## Begin

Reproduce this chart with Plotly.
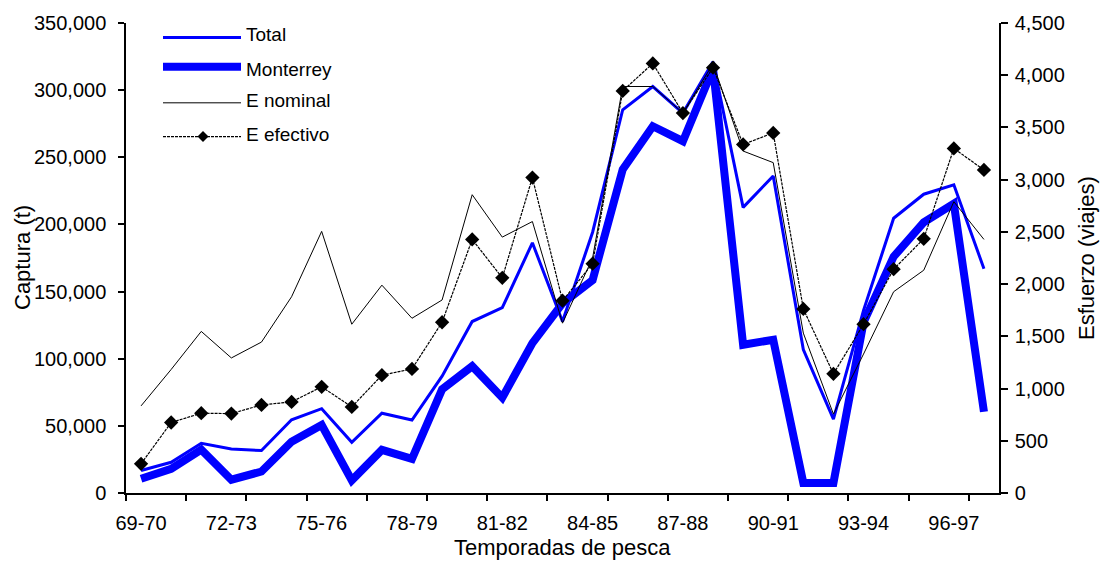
import plotly.graph_objects as go

# Fishing seasons (category axis)
seasons = ["69-70", "70-71", "71-72", "72-73", "73-74", "74-75", "75-76", "76-77",
           "77-78", "78-79", "79-80", "80-81", "81-82", "82-83", "83-84", "84-85",
           "85-86", "86-87", "87-88", "88-89", "89-90", "90-91", "91-92", "92-93",
           "93-94", "94-95", "95-96", "96-97", "97-98"]

# Catch (t), left axis
total = [16800, 22900, 37000, 32800, 31600, 54500, 62800, 37700, 59400, 54300,
         87000, 127700, 138000, 186300, 127700, 194200, 285400, 302700, 282900, 321100,
         212700, 236100, 106800, 55000, 136000, 204600, 222500, 229500, 167000]
monterrey = [10600, 18000, 32300, 9900, 16000, 38200, 50600, 9400, 32100, 25400,
             77200, 94400, 71000, 111600, 141200, 158500, 241000, 273100, 262000, 316000,
             110400, 114100, 7500, 7500, 127000, 176000, 201600, 215500, 60500]

# Effort (trips), right axis
e_nominal = [834, 1183, 1547, 1293, 1445, 1879, 2505, 1616, 1990, 1673,
             1848, 2856, 2450, 2599, 1626, 2250, 3892, 3892, 3638, 4110,
             3274, 3163, 1531, 755, 1330, 1927, 2133, 2789, 2428]
e_efectivo = [279, 675, 764, 760, 843, 872, 1017, 824, 1128, 1188,
              1635, 2428, 2060, 3020, 1841, 2196, 3850, 4113, 3638, 4072,
              3337, 3448, 1762, 1141, 1616, 2143, 2434, 3299, 3093]

legend_names = ["Total", "Monterrey", "E nominal", "E efectivo"]

FONT = "Liberation Sans, Arial, sans-serif"
W, H = 1109, 564
ML, MR, MT, MB = 126, 110, 19, 71
PW, PH = W - ML - MR, H - MT - MB

def px(x):
    return (x - ML) / PW

def py(y):
    return (H - MB - y) / PH

xs = list(range(len(seasons)))

fig = go.Figure()
fig.add_trace(go.Scatter(x=xs, y=e_nominal, yaxis="y2", mode="lines",
                         line=dict(color="black", width=1), name=legend_names[2]))
fig.add_trace(go.Scatter(x=xs, y=e_efectivo, yaxis="y2", mode="lines+markers",
                         line=dict(color="black", width=1.2, dash="3px,1px"),
                         marker=dict(symbol="diamond", size=11, color="black"),
                         name=legend_names[3]))
fig.add_trace(go.Scatter(x=xs, y=total, mode="lines",
                         line=dict(color="#0000ff", width=3), name=legend_names[0]))
fig.add_trace(go.Scatter(x=xs, y=monterrey, mode="lines",
                         line=dict(color="#0000ff", width=8), name=legend_names[1]))

# Hand-drawn legend in the upper-left corner
shapes = []
annotations = []
leg_rows = [
    (legend_names[0], 33.5, 31, dict(color="#0000ff", width=3)),
    (legend_names[1], 63, 66, dict(color="#0000ff", width=8)),
    (legend_names[2], 99.5, 97.5, dict(color="black", width=1)),
    (legend_names[3], 133.5, 131, dict(color="black", width=1.2, dash="3px,1px")),
]
for name, ly, ty, ln in leg_rows:
    shapes.append(dict(type="line", xref="paper", yref="paper",
                       x0=px(163), x1=px(241), y0=py(ly), y1=py(ly), line=ln, layer="above"))
    annotations.append(dict(text=name, xref="paper", yref="paper", x=px(244), y=py(ty),
                            xanchor="left", yanchor="middle", showarrow=False,
                            font=dict(family=FONT, size=19, color="black")))
cx, cy, r = 203, 133.5, 5.5
shapes.append(dict(type="path", xref="paper", yref="paper", fillcolor="black",
                   line=dict(color="black", width=0), layer="above",
                   path=f"M{px(cx - r)},{py(cy)} L{px(cx)},{py(cy - r)} "
                        f"L{px(cx + r)},{py(cy)} L{px(cx)},{py(cy + r)} Z"))

# Axis titles
annotations.append(dict(text="Captura (t)", xref="paper", yref="paper", x=px(22), y=0.5,
                        textangle=-90, showarrow=False, xanchor="center", yanchor="middle",
                        font=dict(family=FONT, size=22, color="black")))
annotations.append(dict(text="Esfuerzo (viajes)", xref="paper", yref="paper", x=px(1086), y=0.5,
                        textangle=-90, showarrow=False, xanchor="center", yanchor="middle",
                        font=dict(family=FONT, size=22, color="black")))
annotations.append(dict(text="Temporadas de pesca", xref="paper", yref="paper", x=0.5, y=py(548),
                        showarrow=False, xanchor="center", yanchor="middle",
                        font=dict(family=FONT, size=22, color="black")))

label_idx = list(range(0, len(seasons), 3))
fig.update_layout(
    width=W, height=H,
    margin=dict(l=ML, r=MR, t=MT, b=MB, pad=0),
    paper_bgcolor="white", plot_bgcolor="white",
    showlegend=False,
    font=dict(family=FONT, size=20, color="black"),
    xaxis=dict(range=[-0.5, len(seasons) - 0.5], tickmode="array",
               tickvals=label_idx, ticktext=[seasons[i] for i in label_idx],
               ticks="", showgrid=False, zeroline=False, showline=True,
               linecolor="black", linewidth=1.5, ticklabelstandoff=11,
               minor=dict(tickmode="array",
                          tickvals=[i - 0.5 for i in range(0, len(seasons), 2)],
                          ticks="outside", ticklen=6, tickwidth=1.5, tickcolor="black",
                          showgrid=False)),
    yaxis=dict(range=[0, 350000], dtick=50000, tickformat=",d", ticks="outside",
               ticklen=6, tickwidth=1.5, tickcolor="black", showgrid=False,
               zeroline=False, showline=True, linecolor="black", linewidth=1.5,
               ticklabelstandoff=8),
    yaxis2=dict(range=[0, 4500], dtick=500, tickformat=",d", ticks="outside",
                ticklen=7, tickwidth=1.5, tickcolor="black", showgrid=False,
                zeroline=False, showline=True, linecolor="black", linewidth=1.5,
                overlaying="y", side="right", ticklabelstandoff=3),
    shapes=shapes,
    annotations=annotations,
)

fig.write_html("out.html")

## End

Description of the task -
Restate the whole listing above exactly, except for its images.

Task output -
Reproduce this chart with Plotly.
import plotly.graph_objects as go

# Fishing seasons (category axis)
seasons = ["69-70", "70-71", "71-72", "72-73", "73-74", "74-75", "75-76", "76-77",
           "77-78", "78-79", "79-80", "80-81", "81-82", "82-83", "83-84", "84-85",
           "85-86", "86-87", "87-88", "88-89", "89-90", "90-91", "91-92", "92-93",
           "93-94", "94-95", "95-96", "96-97", "97-98"]

# Catch (t), left axis
total = [16800, 22900, 37000, 32800, 31600, 54500, 62800, 37700, 59400, 54300,
         87000, 127700, 138000, 186300, 127700, 194200, 285400, 302700, 282900, 321100,
         212700, 236100, 106800, 55000, 136000, 204600, 222500, 229500, 167000]
monterrey = [10600, 18000, 32300, 9900, 16000, 38200, 50600, 9400, 32100, 25400,
             77200, 94400, 71000, 111600, 141200, 158500, 241000, 273100, 262000, 316000,
             110400, 114100, 7500, 7500, 127000, 176000, 201600, 215500, 60500]

# Effort (trips), right axis
e_nominal = [834, 1183, 1547, 1293, 1445, 1879, 2505, 1616, 1990, 1673,
             1848, 2856, 2450, 2599, 1626, 2250, 3892, 3892, 3638, 4110,
             3274, 3163, 1531, 755, 1330, 1927, 2133, 2789, 2428]
e_efectivo = [279, 675, 764, 760, 843, 872, 1017, 824, 1128, 1188,
              1635, 2428, 2060, 3020, 1841, 2196, 3850, 4113, 3638, 4072,
              3337, 3448, 1762, 1141, 1616, 2143, 2434, 3299, 3093]

legend_names = ["Total", "Monterrey", "E nominal", "E efectivo"]

FONT = "Liberation Sans, Arial, sans-serif"
W, H = 1109, 564
ML, MR, MT, MB = 126, 110, 19, 71
PW, PH = W - ML - MR, H - MT - MB

def px(x):
    return (x - ML) / PW

def py(y):
    return (H - MB - y) / PH

xs = list(range(len(seasons)))

fig = go.Figure()
fig.add_trace(go.Scatter(x=xs, y=e_nominal, yaxis="y2", mode="lines",
                         line=dict(color="black", width=1), name=legend_names[2]))
fig.add_trace(go.Scatter(x=xs, y=e_efectivo, yaxis="y2", mode="lines+markers",
                         line=dict(color="black", width=1.2, dash="3px,1px"),
                         marker=dict(symbol="diamond", size=11, color="black"),
                         name=legend_names[3]))
fig.add_trace(go.Scatter(x=xs, y=total, mode="lines",
                         line=dict(color="#0000ff", width=3), name=legend_names[0]))
fig.add_trace(go.Scatter(x=xs, y=monterrey, mode="lines",
                         line=dict(color="#0000ff", width=8), name=legend_names[1]))

# Hand-drawn legend in the upper-left corner
shapes = []
annotations = []
leg_rows = [
    (legend_names[0], 33.5, 31, dict(color="#0000ff", width=3)),
    (legend_names[1], 63, 66, dict(color="#0000ff", width=8)),
    (legend_names[2], 99.5, 97.5, dict(color="black", width=1)),
    (legend_names[3], 133.5, 131, dict(color="black", width=1.2, dash="3px,1px")),
]
for name, ly, ty, ln in leg_rows:
    shapes.append(dict(type="line", xref="paper", yref="paper",
                       x0=px(163), x1=px(241), y0=py(ly), y1=py(ly), line=ln, layer="above"))
    annotations.append(dict(text=name, xref="paper", yref="paper", x=px(244), y=py(ty),
                            xanchor="left", yanchor="middle", showarrow=False,
                            font=dict(family=FONT, size=19, color="black")))
cx, cy, r = 203, 133.5, 5.5
shapes.append(dict(type="path", xref="paper", yref="paper", fillcolor="black",
                   line=dict(color="black", width=0), layer="above",
                   path=f"M{px(cx - r)},{py(cy)} L{px(cx)},{py(cy - r)} "
                        f"L{px(cx + r)},{py(cy)} L{px(cx)},{py(cy + r)} Z"))

# Axis titles
annotations.append(dict(text="Captura (t)", xref="paper", yref="paper", x=px(22), y=0.5,
                        textangle=-90, showarrow=False, xanchor="center", yanchor="middle",
                        font=dict(family=FONT, size=22, color="black")))
annotations.append(dict(text="Esfuerzo (viajes)", xref="paper", yref="paper", x=px(1086), y=0.5,
                        textangle=-90, showarrow=False, xanchor="center", yanchor="middle",
                        font=dict(family=FONT, size=22, color="black")))
annotations.append(dict(text="Temporadas de pesca", xref="paper", yref="paper", x=0.5, y=py(548),
                        showarrow=False, xanchor="center", yanchor="middle",
                        font=dict(family=FONT, size=22, color="black")))

label_idx = list(range(0, len(seasons), 3))
fig.update_layout(
    width=W, height=H,
    margin=dict(l=ML, r=MR, t=MT, b=MB, pad=0),
    paper_bgcolor="white", plot_bgcolor="white",
    showlegend=False,
    font=dict(family=FONT, size=20, color="black"),
    xaxis=dict(range=[-0.5, len(seasons) - 0.5], tickmode="array",
               tickvals=label_idx, ticktext=[seasons[i] for i in label_idx],
               ticks="", showgrid=False, zeroline=False, showline=True,
               linecolor="black", linewidth=1.5, ticklabelstandoff=11,
               minor=dict(tickmode="array",
                          tickvals=[i - 0.5 for i in range(0, len(seasons), 2)],
                          ticks="outside", ticklen=6, tickwidth=1.5, tickcolor="black",
                          showgrid=False)),
    yaxis=dict(range=[0, 350000], dtick=50000, tickformat=",d", ticks="outside",
               ticklen=6, tickwidth=1.5, tickcolor="black", showgrid=False,
               zeroline=False, showline=True, linecolor="black", linewidth=1.5,
               ticklabelstandoff=8),
    yaxis2=dict(range=[0, 4500], dtick=500, tickformat=",d", ticks="outside",
                ticklen=7, tickwidth=1.5, tickcolor="black", showgrid=False,
                zeroline=False, showline=True, linecolor="black", linewidth=1.5,
                overlaying="y", side="right", ticklabelstandoff=3),
    shapes=shapes,
    annotations=annotations,
)

fig.write_html("out.html")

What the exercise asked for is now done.